• Nicolas Werth - L'île aux cannibales

    Nicolas Werth - L'île aux cannibales

    Ceci n'est pas un roman d'horreur. C'est un récit historique qui retrace un des épisodes de la dékoulakisation qui a eu lieu en 1933 en Russie.

    On retouve des traces de Popper quand il dénonce l'historicisme, , Nicolas Werth a dû le lire d'ailleurs quand il dit: "Ces objectifs s'appuyaient sur la conviction que le nouvel État, parce qu'il était fondé sur la connaissance scientifique et la maîtrise des lois du développement historique des sociétés, était en mesure de modeler celles-ci, d'en exciser les éléments hostiles, parasites ou nuisibles "polluant" la nouvelle société socialiste en tain de s'édifier"

    Dans les années 30, Staline décide dans un mélange d'hygiénisme, de rééducation par le travail d'envoyer dans des territoires comme la Sibérie les "éléments contre-révolutionnaires, parasitiques et déclassés". une fois là-bas, ils devaient coloniser les lieux et devenir autonomes poru la gradeur de l'URSS.
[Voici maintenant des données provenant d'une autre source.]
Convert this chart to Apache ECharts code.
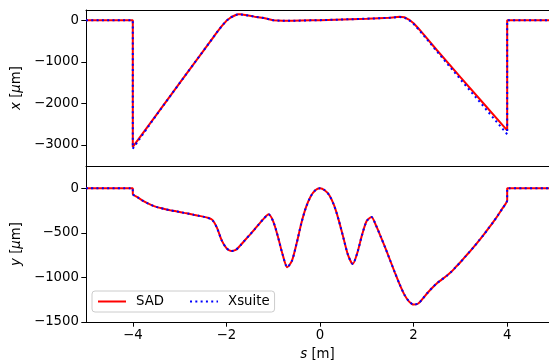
<!DOCTYPE html>
<html>
<head>
<meta charset="utf-8">
<script src="https://cdn.jsdelivr.net/npm/echarts@6/dist/echarts.min.js"></script>
<style>
html, body { margin: 0; padding: 0; background: #fff; }
#chart { width: 549px; height: 362px; }
</style>
</head>
<body>
<div id="chart"></div>
<script>
// top panel: x [um] along s [m]
var sTop = [-5, -4, -4, -3.5, -3, -2.5, -2.3, -2.2, -2.1, -2.0, -1.9, -1.8, -1.75, -1.7, -1.6, -1.5, -1.4, -1.2, -1.0, -0.8, -0.6, -0.4, -0.2, 0, 0.5, 1.0, 1.5, 1.7, 1.8, 1.9, 2.0, 2.1, 2.2, 2.5, 3.0, 3.5, 4.0, 4.0, 5];
var xSad = [0, 0, -3050, -2282, -1514, -746, -439, -285, -140, -10, 75, 130, 148, 145, 128, 110, 90, 55, 5, -12, -10, -5, 0, 5, 22, 40, 65, 85, 75, 20, -70, -190, -320, -720, -1370, -2010, -2650, 0, 0];
var xXsuite = [0, 0, -3090, -2290, -1514, -746, -439, -285, -140, -10, 75, 130, 148, 145, 128, 110, 90, 55, 5, -12, -10, -5, 0, 5, 22, 40, 62, 80, 68, 10, -85, -210, -340, -750, -1420, -2080, -2745, 0, 0];

// bottom panel: y [um] along s [m]
var sBot = [-5, -4, -4, -3.9, -3.8, -3.7, -3.6, -3.5, -3.4, -3.3, -3.2, -3.1, -3.0, -2.9, -2.8, -2.7, -2.6, -2.5, -2.4, -2.3, -2.2, -2.1, -2.0, -1.9, -1.8, -1.7, -1.6, -1.5, -1.4, -1.3, -1.2, -1.1, -1.0, -0.9, -0.8, -0.7, -0.6, -0.5, -0.4, -0.3, -0.2, -0.1, 0, 0.1, 0.2, 0.3, 0.4, 0.5, 0.6, 0.7, 0.8, 0.9, 1.0, 1.1, 1.2, 1.3, 1.4, 1.5, 1.6, 1.7, 1.8, 1.9, 2.0, 2.1, 2.2, 2.3, 2.4, 2.5, 2.6, 2.7, 2.8, 2.9, 3.0, 3.1, 3.2, 3.3, 3.4, 3.5, 3.6, 3.7, 3.8, 3.9, 4.0, 4.0, 5];
var ySad = [0, 0, -64, -100, -135, -163, -188, -208, -222, -235, -246, -256, -266, -276, -286, -297, -307, -318, -330, -355, -445, -585, -672, -703, -692, -640, -580, -522, -462, -400, -340, -292, -370, -540, -740, -885, -815, -620, -395, -215, -92, -22, 0, -22, -78, -190, -357, -555, -750, -850, -720, -520, -365, -322, -420, -545, -675, -810, -945, -1075, -1190, -1268, -1305, -1292, -1235, -1172, -1115, -1065, -1025, -985, -940, -885, -830, -770, -710, -650, -585, -520, -450, -380, -305, -225, -135, 0, 0];
var yXsuite = [0, 0, -64, -100, -135, -163, -188, -208, -222, -235, -246, -256, -266, -276, -286, -297, -307, -318, -330, -355, -445, -585, -672, -703, -692, -640, -580, -522, -462, -400, -340, -292, -370, -540, -740, -885, -815, -620, -395, -215, -92, -22, 0, -22, -78, -190, -357, -555, -750, -850, -720, -520, -365, -322, -420, -545, -675, -810, -945, -1075, -1190, -1268, -1305, -1292, -1235, -1172, -1115, -1065, -1025, -985, -940, -885, -830, -770, -710, -650, -585, -520, -450, -380, -305, -225, -135, 0, 0];

var sTicks = [-4, -2, 0, 2, 4];
var xTicks = [-3000, -2000, -1000, 0];
var yTicks = [-1500, -1000, -500, 0];

var font = 'DejaVu Sans';
var fs = 13.3;
var sMax = -5 + 465 / 47;

function pairs(s, v) {
  return s.map(function (a, i) { return [a, v[i]]; });
}
function fmt(v) {
  return v < 0 ? '\u2212' + (-v) : String(v);
}

var spine = { show: true, onZero: false, lineStyle: { color: '#000', width: 1 } };
var rich = { i: { fontStyle: 'italic', fontSize: fs, fontFamily: font, color: '#000' } };
var nameStyle = { fontSize: fs, fontFamily: font, color: '#000', rich: rich };

function yAx(grid, min, ticks, name) {
  return {
    gridIndex: grid, type: 'value', min: min, max: 250,
    axisLine: spine,
    axisTick: { show: true, length: 4.7, customValues: ticks, lineStyle: { color: '#000', width: 1 } },
    axisLabel: { customValues: ticks, formatter: fmt, margin: 7, fontSize: fs, fontFamily: font, color: '#000' },
    splitLine: { show: false },
    name: name, nameLocation: 'middle', nameGap: 62, nameRotate: 90, nameTextStyle: nameStyle
  };
}

var myChart = echarts.init(document.getElementById('chart'));
var option = {
  animation: false,
  backgroundColor: '#fff',
  grid: [
    { left: 86, top: 10, width: 465, height: 156 },
    { left: 86, top: 166, width: 465, height: 156 }
  ],
  xAxis: [
    { gridIndex: 0, type: 'value', min: -5, max: sMax, position: 'bottom', axisLine: spine,
      axisTick: { show: false }, axisLabel: { show: false }, splitLine: { show: false } },
    { gridIndex: 0, type: 'value', min: -5, max: sMax, position: 'top', axisLine: spine,
      axisTick: { show: false }, axisLabel: { show: false }, splitLine: { show: false } },
    { gridIndex: 1, type: 'value', min: -5, max: sMax, position: 'bottom', axisLine: spine,
      axisTick: { show: true, length: 4.7, customValues: sTicks, lineStyle: { color: '#000', width: 1 } },
      axisLabel: { customValues: sTicks, formatter: fmt, margin: 7, fontSize: fs, fontFamily: font, color: '#000' },
      splitLine: { show: false },
      name: '{i|s} [m]', nameLocation: 'middle', nameGap: 26, nameTextStyle: nameStyle }
  ],
  yAxis: [
    yAx(0, -3510, xTicks, '{i|x} [{i|\u03bc}m]'),
    yAx(1, -1500, yTicks, '{i|y} [{i|\u03bc}m]')
  ],
  legend: {
    left: 92, top: 291,
    padding: [4, 5, 4, 5],
    itemWidth: 28, itemHeight: 14, itemGap: 25,
    borderColor: '#cccccc', borderWidth: 1, borderRadius: 3,
    backgroundColor: 'rgba(255,255,255,0.8)',
    itemStyle: { opacity: 0 },
    textStyle: { fontSize: fs, fontFamily: font, color: '#000', padding: [0, 0, 0, 5] },
    data: ['SAD', 'Xsuite']
  },
  series: [
    { name: 'SAD', type: 'line', xAxisIndex: 0, yAxisIndex: 0, data: pairs(sTop, xSad),
      symbol: 'none', lineStyle: { color: 'red', width: 2 }, itemStyle: { color: 'red' } },
    { name: 'Xsuite', type: 'line', xAxisIndex: 0, yAxisIndex: 0, data: pairs(sTop, xXsuite),
      symbol: 'none', lineStyle: { color: 'blue', width: 2, type: [2, 3.3] }, itemStyle: { color: 'blue' } },
    { name: 'SAD', type: 'line', xAxisIndex: 2, yAxisIndex: 1, data: pairs(sBot, ySad), smooth: 0.25,
      symbol: 'none', lineStyle: { color: 'red', width: 2 }, itemStyle: { color: 'red' } },
    { name: 'Xsuite', type: 'line', xAxisIndex: 2, yAxisIndex: 1, data: pairs(sBot, yXsuite), smooth: 0.25,
      symbol: 'none', lineStyle: { color: 'blue', width: 2, type: [2, 3.3] }, itemStyle: { color: 'blue' } }
  ]
};
myChart.setOption(option);
</script>
</body>
</html>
    Dans une démarche de purification sociale, des rafles eurent lieu emportant aveuglément des personnes n'ayant rien à voir les uns avec les autres: koulaks, gens de passage dans les gares, déclassés, délinquants, personnes raflées par le principe de la passeportisation (les citadins devaient avoir leur passeport sinon ils étaient arrêtés). (En 1917, ce genre de papier d'identité était d'ailleurs rejeté, étant considéré comme un héritage du Tsar pour être réhabilité en 1928 pour mieux contrôler la population.) Qui plus est ces personnes étaient emmenées ainsi que leur famille.

    Ce livre montre aussi la bureaucratie délirante de l'URSS. Les ordres sont donnés, loin d'une quelconque évaluation, puis transmis vers les échelons inférieurs qui ne peuvent les critiquer. S'ensuivent des mouvements de zèle qui emballent les mouvements déplaçant des miliers d'hommes sans s'être assurés que les (petits) préparatifs sont effectivement en place. Les hommes sont réduits à des chiffres, chiffres à la hauteur de l'enjeu grandiose du stalinisme dont les bureaucrates sont les engrenages obéissants. Les matériels devant être mis à disposition de ces colons désignés sont négociés à la baisse.

    Et ces personnes vont donc être déplacées (beaucoup mourront dans les transports) en dépit de toute préparation dans des lieux inhabitables, laissés à eux-mêmes, sans four pour cuire le peu de farine qui leur est laissé. Les maladies se mêlent à tout cela. Des épisodes d'anthropophagie ont lieu sur le site de l'île de Nazila. Les morts se comptent par centaines de milliers (de faim, de froid, de maladie)...

    Ce qui est surprenant, c'est que dans cette société bureaucratique, les documents prouvent les dysfonctionnements. Les rapports sont nombreux, les traces également. Ce n'est pas caché, l'information circule même bientôt. les responsables sont plus ou moins châtiés mais ce qui en ressort, c'est que l'enjeu d'une société nouvelle dépasse les quelques dysfonctionnements. Ceux-ci sont minimisés. D'ailleurs, l'épuration sociale continuera sous d'autres formes jusqu'en 1937-38.

    C'est saisissant. C'est le premier livre que je lis sur les massacres perpétrés en URSS. L'épuration n'est pas ethnique mais sociale mais toujours professée au nom du bien du plus grand nombre.

    La langue est claire et l'essai très bien organisé.